L’archi-amour vient en-plus, en-trop, on ne s’en déprend pas sans autodétruire une part de soi-même
On associe souvent l’amour à la joie, au bonheur, à l’accomplissement de soi. On se dit que c’est l’événement le plus important, le plus positif qui puisse nous arriver – bien qu’on n’ait jamais expérimenté l’amour jusqu’au bout, ni toutes les formes d’amour. Je n’évoque pas ici les occasions où l’amour échoue à cause du manque de réciprocité ou de diverses circonstances extérieures, j’évoque des situations où l’amour est présent, passionnément partagé, et où malgré cela ou à cause de cela il conduit à des embarras, des souffrances, du malheur. Il n’y a pas qu’une seule modalité d’amour·s, il y en a plus d’une qui peuvent coexister, s’additionner, se conjoindre ou se contredire. La difficulté avec ce que je nomme archi-amour, c’est qu’il est toujours dans l’excès : trop prenant, trop exigeant, trop émotionnel, trop dissocié de tout ce qui peut faire société.

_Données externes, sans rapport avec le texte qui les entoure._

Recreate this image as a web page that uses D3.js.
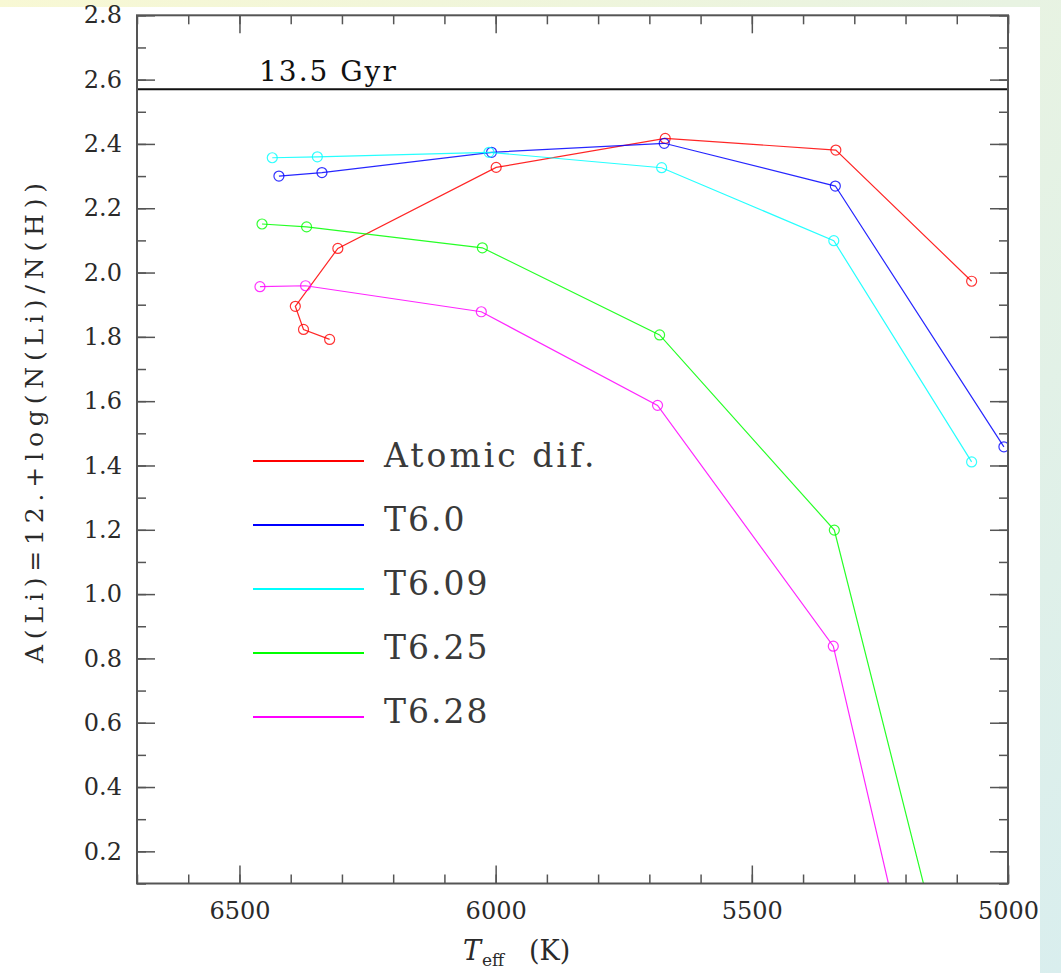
<!DOCTYPE html>
<html>
<head>
<meta charset="utf-8">
<script src="https://cdn.jsdelivr.net/npm/d3@7"></script>
<style>
  html, body { margin: 0; padding: 0; }
  body { width: 1061px; height: 973px; overflow: hidden;
         background: linear-gradient(135deg, #f8f8d4 0%, #e8f3e2 50%, #d9eeee 100%); }
  svg { display: block; }
  text { font-family: "DejaVu Serif", serif; fill: #2a2a2a; }
</style>
</head>
<body>
<svg id="chart" width="1061" height="973"></svg>
<script>
// ---- data ----
const seriesNames = ["Atomic dif.", "T6.0", "T6.09", "T6.25", "T6.28"];
const seriesColors = ["#ff0000", "#0000ff", "#00ffff", "#00ff00", "#ff00ff"];

const teffAtomic = [6324, 6375, 6391, 6308, 5999, 5669, 5336, 5071];
const liAtomic   = [1.792, 1.823, 1.895, 2.075, 2.327, 2.417, 2.381, 1.973];

const teffT60 = [6423, 6339, 6008, 5671, 5337, 5008];
const liT60   = [2.300, 2.311, 2.374, 2.402, 2.269, 1.458];

const teffT609 = [6436, 6348, 6013, 5676, 5340, 5071];
const liT609   = [2.357, 2.360, 2.374, 2.326, 2.099, 1.411];

const teffT625 = [6456, 6369, 6026, 5680, 5339, 5070];
const liT625   = [2.151, 2.142, 2.077, 1.806, 1.199, -0.50];

const teffT628 = [6460, 6371, 6028, 5684, 5341, 5070];
const liT628   = [1.956, 1.959, 1.878, 1.587, 0.838, -1.02];

const ageLineValue = 2.57;
const ageLabel = "13.5 Gyr";

const xMajorTicks = [6500, 6000, 5500, 5000];
const xMinorTicks = d3.range(6700, 4999, -100);
const yMajorTicks = [0.2, 0.4, 0.6, 0.8, 1.0, 1.2, 1.4, 1.6, 1.8, 2.0, 2.2, 2.4, 2.6, 2.8];
const yMinorTicks = d3.range(1, 29).map(d => d / 10);

const xLabelMain = "T", xLabelSub = "eff", xLabelUnit = "(K)";
const yLabel = "A(Li)=12.+log(N(Li)/N(H))";

// ---- layout ----
const svg = d3.select("#chart");
const L = 137, R = 1008, T = 15.3, B = 883.5;

svg.append("rect").attr("x", 0).attr("y", 7).attr("width", 1040).attr("height", 966).attr("fill", "#ffffff");

const x = d3.scaleLinear().domain([6700, 5000]).range([L, R]);
const y = d3.scaleLinear().domain([0.1, 2.8]).range([B, T]);

svg.append("defs").append("clipPath").attr("id", "plotclip")
  .append("rect").attr("x", L).attr("y", T).attr("width", R - L).attr("height", B - T);

const series = [
  { t: teffAtomic, v: liAtomic },
  { t: teffT60, v: liT60 },
  { t: teffT609, v: liT609 },
  { t: teffT625, v: liT625 },
  { t: teffT628, v: liT628 }
].map((s, i) => ({ name: seriesNames[i], color: seriesColors[i],
                   pts: s.t.map((t, j) => ({ t, v: s.v[j] })) }));

const plot = svg.append("g").attr("clip-path", "url(#plotclip)");
const line = d3.line().x(d => x(d.t)).y(d => y(d.v));

series.forEach(s => {
  plot.append("path").datum(s.pts).attr("d", line)
    .attr("fill", "none").attr("stroke", s.color).attr("stroke-width", 1.2).attr("opacity", 0.85);
  plot.selectAll(null).data(s.pts).enter().append("circle")
    .attr("cx", d => x(d.t)).attr("cy", d => y(d.v)).attr("r", 5)
    .attr("fill", "none").attr("stroke", s.color).attr("stroke-width", 1.2).attr("opacity", 0.8);
});

// age line
svg.append("line").attr("x1", L).attr("x2", R).attr("y1", y(ageLineValue)).attr("y2", y(ageLineValue))
  .attr("stroke", "#111").attr("stroke-width", 2);
svg.append("text").attr("x", 259).attr("y", 81).attr("font-size", 28).attr("letter-spacing", 2)
  .style("fill", "#111").text(ageLabel);

// axes with ticks on all sides
const axisColor = "#555";
function addAxis(axisFn, scale, transform, ticks, size, labels) {
  const a = axisFn(scale).tickValues(ticks).tickSize(size).tickSizeOuter(0);
  if (!labels) a.tickFormat("");
  else a.tickFormat(d3.format(labels)).tickPadding(labels === ".1f" ? 15 : 14);
  const g = svg.append("g").attr("transform", transform).call(a);
  g.select(".domain").remove();
  g.selectAll(".tick line").attr("stroke", axisColor).attr("stroke-width", 1.5);
  g.selectAll(".tick text").attr("font-size", 24).attr("font-family", "DejaVu Serif").style("fill", "#2a2a2a");
  return g;
}
// bottom
addAxis(d3.axisTop, x, `translate(0,${B})`, xMinorTicks, 9);
addAxis(d3.axisTop, x, `translate(0,${B})`, xMajorTicks, 18);
addAxis(d3.axisBottom, x, `translate(0,${B})`, xMajorTicks, 0, "d").selectAll(".tick text").attr("dy", "0.9em");
// top
addAxis(d3.axisBottom, x, `translate(0,${T})`, xMinorTicks, 9);
addAxis(d3.axisBottom, x, `translate(0,${T})`, xMajorTicks, 18);
// left
addAxis(d3.axisRight, y, `translate(${L},0)`, yMinorTicks, 9);
addAxis(d3.axisRight, y, `translate(${L},0)`, yMajorTicks, 18);
addAxis(d3.axisLeft, y, `translate(${L},0)`, yMajorTicks, 0, ".1f");
// right
addAxis(d3.axisLeft, y, `translate(${R},0)`, yMinorTicks, 9);
addAxis(d3.axisLeft, y, `translate(${R},0)`, yMajorTicks, 18);

// frame
svg.append("rect").attr("x", L).attr("y", T).attr("width", R - L).attr("height", B - T)
  .attr("fill", "none").attr("stroke", axisColor).attr("stroke-width", 2);

// axis labels
const xl = svg.append("text").attr("y", 960).attr("font-size", 27);
xl.append("tspan").attr("x", 463).attr("font-style", "italic").text(xLabelMain);
xl.append("tspan").attr("x", 482).attr("dy", 6).attr("font-size", 17).text(xLabelSub);
xl.append("tspan").attr("x", 529).attr("dy", -6).text(xLabelUnit);

svg.append("text").attr("transform", "translate(43,663) rotate(-90)")
  .attr("font-size", 25).attr("textLength", 480).attr("lengthAdjust", "spacing").text(yLabel);

// legend
const legend = svg.append("g");
series.forEach((s, i) => {
  const ly = 461 + i * 64;
  legend.append("line").attr("x1", 253).attr("x2", 364).attr("y1", ly).attr("y2", ly)
    .attr("stroke", s.color).attr("stroke-width", 2);
  legend.append("text").attr("x", 384).attr("y", ly + 6).attr("font-size", 33)
    .attr("letter-spacing", i === 0 ? 3 : 2).style("fill", "#3a3a3a").text(s.name);
});
</script>
</body>
</html>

Il s’avère qu’il n’est pas si facile de vivre sous l’emprise de l’amour, alors on prend des chemins plus ou moins reconnus, avoués, détournés ou tortueux, pour s’en défaire. C’est une autre tâche pour laquelle il n’existe pas de méthode, de mode d’emploi. La déprise peut survenir tout d’un coup, ou bien durer, ou bien s’avérer impossible. On se retrouve dans des situations ambiguës qu’il faudrait trancher d’une façon ou d’une autre, si on y arrivait. C’est là que le cinéma (ou la littérature, ou le théâtre) peut nous aider à y voir un peu plus clair.
Dans Deux Pianos, d’Arnaud Desplechin (2025), Claude Solal vit successivement et simultanément deux types d’amour avec deux hommes, son mari Pierre et son ancien amant Mathias, qui est aussi le père biologique de son fils Simon. Son amitié pour Pierre, son amour conjugal, ne s’est jamais démenti, mais quand, après huit ans, Mathias et elle se croisent au bas d’un ascenseur, ils sont tous deux paralysés. Incapables de se parler, ils ont des réactions parallèles : Mathias s’évanouit et Claude s’enfuit. Ils croyaient s’être défaits d’une relation si déstabilisante que Mathias était parti enseigner au Japon, et la voilà qui revient. On aurait pu croire que la mort de Pierre allait faciliter leurs retrouvailles, mais il n’en est rien. Étrangement, l’impossibilité pour eux de partager leur vie s’incarne dans leur enfant commun, Simon. Âgé de 8 ans, il devine que leur vie commune serait intenable, explosive. Grâce à lui, pour lui, ils dissocient leurs chemins. S’agit-il vraiment de déprise ? On ne le saura pas.